Putusan Manhaj Tarjih Muhammadiyah merupakan tercermin pendekatan intra-doctrinal reform, yakni pengembangan fikih yang terinspirasi berdasarkan pandangan fukaha klasik dan kontemporer. Inspirasi dan terminologi konseptual-operasionalnya pun banyak dimotivasi dari pandangan-pandangan ulama besar seperti Imam Fakhruddin Ar-Razi, Imam Asy-Syatibi, Imam Ibnu Qudamah, Syekh Abdul Wahhab Khallaf, Syekh Ibnu ‘Ashur, Imam Asy-Syaukani, dan Syekh Wahbah Zuhailiy, pendekatan tersebut masih berakar pada kerangka pemikiran fikih klasik. Bahkan terdapat catatan menarik pakar Ushul Fiqih Muhammadiyah yakni Ustadz Al-Yasa’ Abu Bakar bahwa sejumlah referensi kitab ushul fiqih tersebut di atas masih berakar pada tradisi ushul fiqih Asy’ariyah.

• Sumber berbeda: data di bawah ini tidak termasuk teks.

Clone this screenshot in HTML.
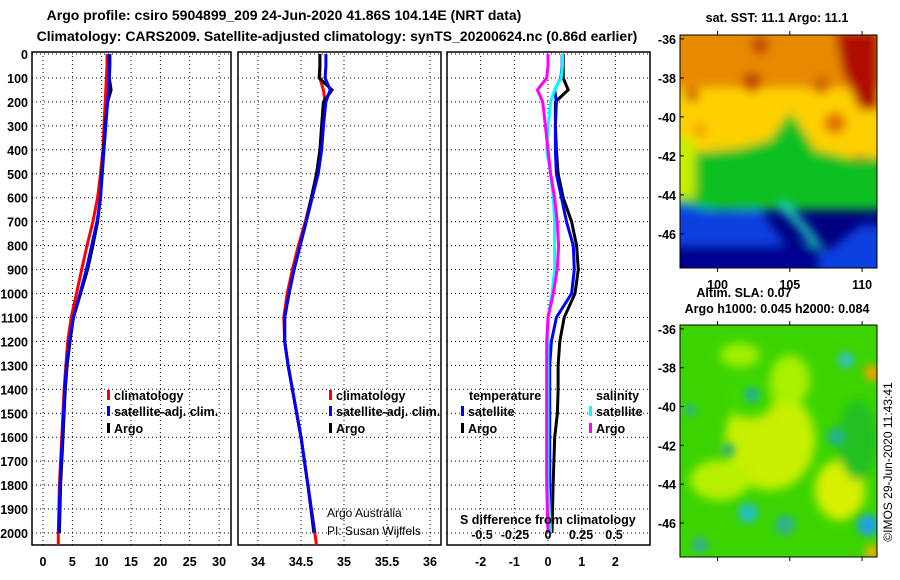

Pendekatan “intra-doctrinal reform” tercermin dalam upaya Muhammadiyah untuk mereinterpretasi dan menyesuaikan pandangan-pandangan tradisional dengan kondisi kontemporer, tanpa meninggalkan kerangka pemikiran ushul fikih yang telah mapan. Muhammadiyah tetap berusaha untuk memperbaharui pemikiran fikih dengan berpegang pada fondasi tradisional fikih Islam.
Rekonsiliasi Doktrin Fikih
Secara eksponensial rekonsiliasi dari ketiga produk putusan Munas Tarjih terjadi paling tidak direfleksikan pada empat aspek. Pertama, fikih wakaf kontemporer dan Manhaj Tarjih mencerminkan konsistensi dengan merujuk pada pandangan-pandangan ulama terkemuka seperti Imam Fakhruddin Ar-Razi dan Ibnu Qudamah. Sementara Kalender Hijriyah Global tunggal menjaga konsistensi antara dalil burhani (astronomi) dengan dalil nash (al-Quran dan Sunnah).
Kedua, rekonsialiasi doktrin dicapai dengan mencari titik relevansinya, misalnya pengembangan Manhaj Tarjih yang memasukkan maqashid seperti perlindungan lingkungan dan kesejahteraan sosial.
Ketiga, proses rekonsialisi dilakukan berdasarkan pemilihan sumber-sumber dalil dan metode yang akurat dan teruji validitasnya untuk memastikan bahwa baik sumber hukum fikihnya maupun metode penetapannya memiliki derajat akurasi dan koherensi yang tinggi.